The Anatomy of a Prediction Engine: Ingesting the Game
Before the Mets and Phillies can be simulated on a server, they must be deconstructed into raw data. The modern prediction engine begins by ingesting a torrent of information that would have been unimaginable a generation ago. This includes terabytes of historical box scores, play-by-play logs, and detailed player performance data from systems like MLB's Statcast, which tracks everything from the exit velocity of a batted ball to the spin rate of a curveball.
This raw data is just the starting point. It flows into a sophisticated data pipeline, a series of automated processes designed to clean, structure, and contextualize the information. A pitcher’s earned run average (ERA) is not just a number; it is weighted against the quality of opponents faced. A batter's home run count is adjusted for the dimensions of the parks they've played in. Environmental data, such as wind speed, temperature, and humidity, are incorporated as features, as are biometric inputs where available.
"A model's predictive power is fundamentally constrained by the quality and granularity of its input features," explains Dr. Anya Sharma, Director of the Computational Statistics Lab at Carnegie Mellon University. "The engineering challenge isn't just collecting data, but transforming it into a language the machine can understand. We're essentially teaching the algorithm the physics and strategy of baseball through structured data sets." This entire process requires significant computational infrastructure, with distributed systems processing billions of data points to prepare the model for its ultimate task. (It is a process that, unlike a rain delay, is not typically announced to the fans.)
Simulating the Showdown: Monte Carlo and the Probabilistic Outcome
With the game and its participants reduced to a set of weighted probabilities, the system is ready to play. The most common method for this is the Monte Carlo simulation, a computational technique that relies on repeated random sampling to obtain numerical results. In simple terms, the algorithm "plays" tonight's Mets-Phillies game not once, but hundreds of thousands or even millions of times before the actual first pitch is thrown.
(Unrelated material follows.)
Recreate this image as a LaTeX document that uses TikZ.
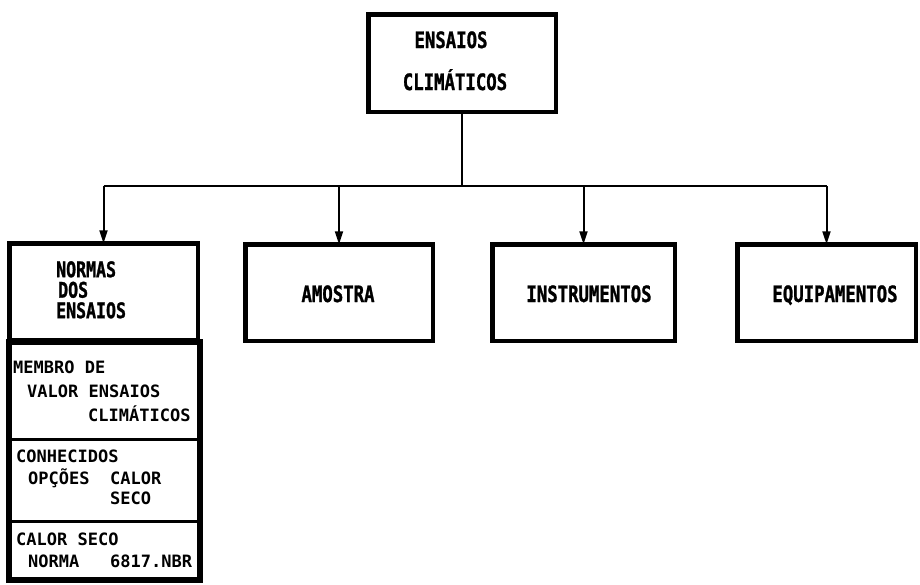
\documentclass[tikz,border=0pt]{standalone}
\usepackage{fontspec}
\usetikzlibrary{arrows.meta}
% heavy condensed face for the box titles, plain mono face for the list entries
\newfontfamily\titlefont{DejaVu Sans Mono Bold}[FakeStretch=0.77,FakeBold=1.2]
\newfontfamily\listfont{DejaVu Sans Mono Bold}
\begin{document}
\begin{tikzpicture}[x=1pt,y=-1pt,
  box/.style={draw=black,line width=4.5pt,inner sep=0pt,outer sep=0pt,fill=white},
  cell/.style={inner sep=0pt,outer sep=0pt},
  title/.style={inner sep=0pt,text height=16.5pt,text depth=0.5pt,
    font=\titlefont\fontsize{22.5}{22.5}\selectfont},
  entry/.style={inner sep=0pt,anchor=base west,text height=13pt,text depth=3pt,
    font=\listfont\fontsize{17}{17}\selectfont},
  link/.style={line width=2pt},
  arr/.style={line width=2pt,-{Triangle[width=8pt,length=13pt]}},
  sep/.style={line width=3pt,line cap=round},
  frame/.style={line width=5.5pt}]
  \fill[white] (0,0) rectangle (920,584);
  \useasboundingbox (0,0) rectangle (920,584);

  % root box
  \node[box,minimum width=187.5pt,minimum height=97.5pt] (root) at (462,63) {};
  \node[title,anchor=base] (rootA) at (451,48) {ENSAIOS};
  \node[title,anchor=base] (rootB) at (455,90) {CLIMÁTICOS};

  % second level boxes
  \node[box,minimum width=188.5pt,minimum height=96.5pt] (norm) at (103.5,291.5) {};
  \node[box,minimum width=187.5pt,minimum height=96.5pt] (amos) at (339,292.5) {};
  \node[box,minimum width=182.5pt,minimum height=96.5pt] (inst) at (583.5,292.5) {};
  \node[box,minimum width=178.5pt,minimum height=96.5pt] (equi) at (826.5,292.5) {};

  % three-line title set as one block
  \node[inner sep=0pt,anchor=north west,align=left,
    font=\titlefont\fontsize{21.5}{20.5}\selectfont] (normT) at (56,261)
    {NORMAS\\\hspace*{2pt}DOS\\ENSAIOS};
  \node[title,anchor=base] (amosT) at (338,302) {AMOSTRA};
  \node[title,anchor=base] (instT) at (589,302) {INSTRUMENTOS};
  \node[title,anchor=base] (equiT) at (835,302) {EQUIPAMENTOS};

  % connectors
  \coordinate (bus) at (462,186);
  \draw[link] (root.south) -- (root.south |- bus);
  \draw[link] (bus -| norm.north) -- (bus -| equi.north);
  \draw[arr] (bus -| norm.north) -- (norm.north);
  \draw[arr] (bus -| amos.north) -- (amos.north);
  \draw[arr] (bus -| inst.north) -- (inst.north);
  \draw[arr] (bus -| equi.north) -- (equi.north);

  % list of standards under the first box
  \node[cell,minimum width=191pt,minimum height=97pt] (sec1) at (104.5,390.5) {};
  \node[cell,minimum width=191pt,minimum height=82pt] (sec2) at (104.5,480) {};
  \node[cell,minimum width=191pt,minimum height=59pt] (sec3) at (104.5,550.5) {};
  \draw[sep] (sec1.south west) -- (sec1.south east);
  \draw[sep] (sec2.south west) -- (sec2.south east);
  \draw[frame] (sec1.north west) rectangle (sec3.south east);

  \node[entry] (e1a) at (13,373) {MEMBRO DE};
  \node[entry] (e1b) at (27,397) {VALOR ENSAIOS};
  \node[entry] (e1c) at (88,421) {CLIMÁTICOS};
  \node[entry] (e2a) at (16,462) {CONHECIDOS};
  \node[entry] (e2b) at (28,484) {OPÇÕES};
  \node[entry] (e2c) at (110,484) {CALOR};
  \node[entry] (e2d) at (110,504) {SECO};
  \node[entry] (e3a) at (16,545) {CALOR SECO};
  \node[entry] (e3b) at (28,567) {NORMA};
  \node[entry] (e3c) at (110,567) {6817.NBR};
\end{tikzpicture}
\end{document}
In each simulated game, every event is a probabilistic draw. When the virtual pitcher takes the mound, the model doesn't decide he will throw a fastball. Instead, it references his historical tendencies, the batter's weaknesses, and the game situation to calculate the probability of him throwing a fastball, a slider, or a changeup. A random number is generated, and a pitch is selected. The simulation then calculates the probability of a swing, a take, contact, or a miss based on the batter’s history against that specific pitch type and velocity. This process repeats—pitch by pitch, at-bat by at-bat, inning by inning—until a final score is generated.
After a million such simulations, the machine has a distribution of outcomes. It can report that the Phillies won 54.3% of the time, that the most common final score was 5-3, and that there is a 12.7% chance of the game going into extra innings.
"The beauty of a simulation is that it embraces uncertainty," notes Marcus Thorne, a former team analyst and founder of Axis Sports Analytics. "It doesn't give you one answer. It gives you a million answers, and the pattern of those answers is where the real insight lies." Of course, the model has its blind spots. It cannot quantify a player's sudden crisis of confidence or the galvanizing effect of an underdog narrative. These stubbornly human elements remain, for now, outside the reach of quantification.
The Unfolding Innings: The Future of Quantitative Analysis
The relentless drive to capture more data ensures that these models will only grow more complex and, theoretically, more accurate. The next frontier likely involves integrating more granular, real-time data from wearable sensors that monitor player fatigue and biomechanical efficiency. As the volume and velocity of data increase, so too will the demand for more powerful computing architectures capable of processing it all before the next pitch is thrown.
These technologies are also migrating from the domain of sports betting into the core operations of the teams themselves. Clubs are increasingly using similar predictive models for in-game strategy, player development, and scouting, seeking to build a roster that is optimized against the statistical realities of the sport. The same model that predicts a player's likelihood of hitting a home run can be used by his hitting coach to identify and correct a subtle flaw in his swing.
This evolution brings the industry to a fundamental philosophical juncture. The systems built to predict the game are now being used to actively influence it. As the feedback loop between data analysis and on-field performance tightens, the line between forecasting an outcome and engineering it becomes increasingly indistinct. The question is no longer just whether a machine can predict the winner of a baseball game, but how the very act of prediction is changing the way the game is played.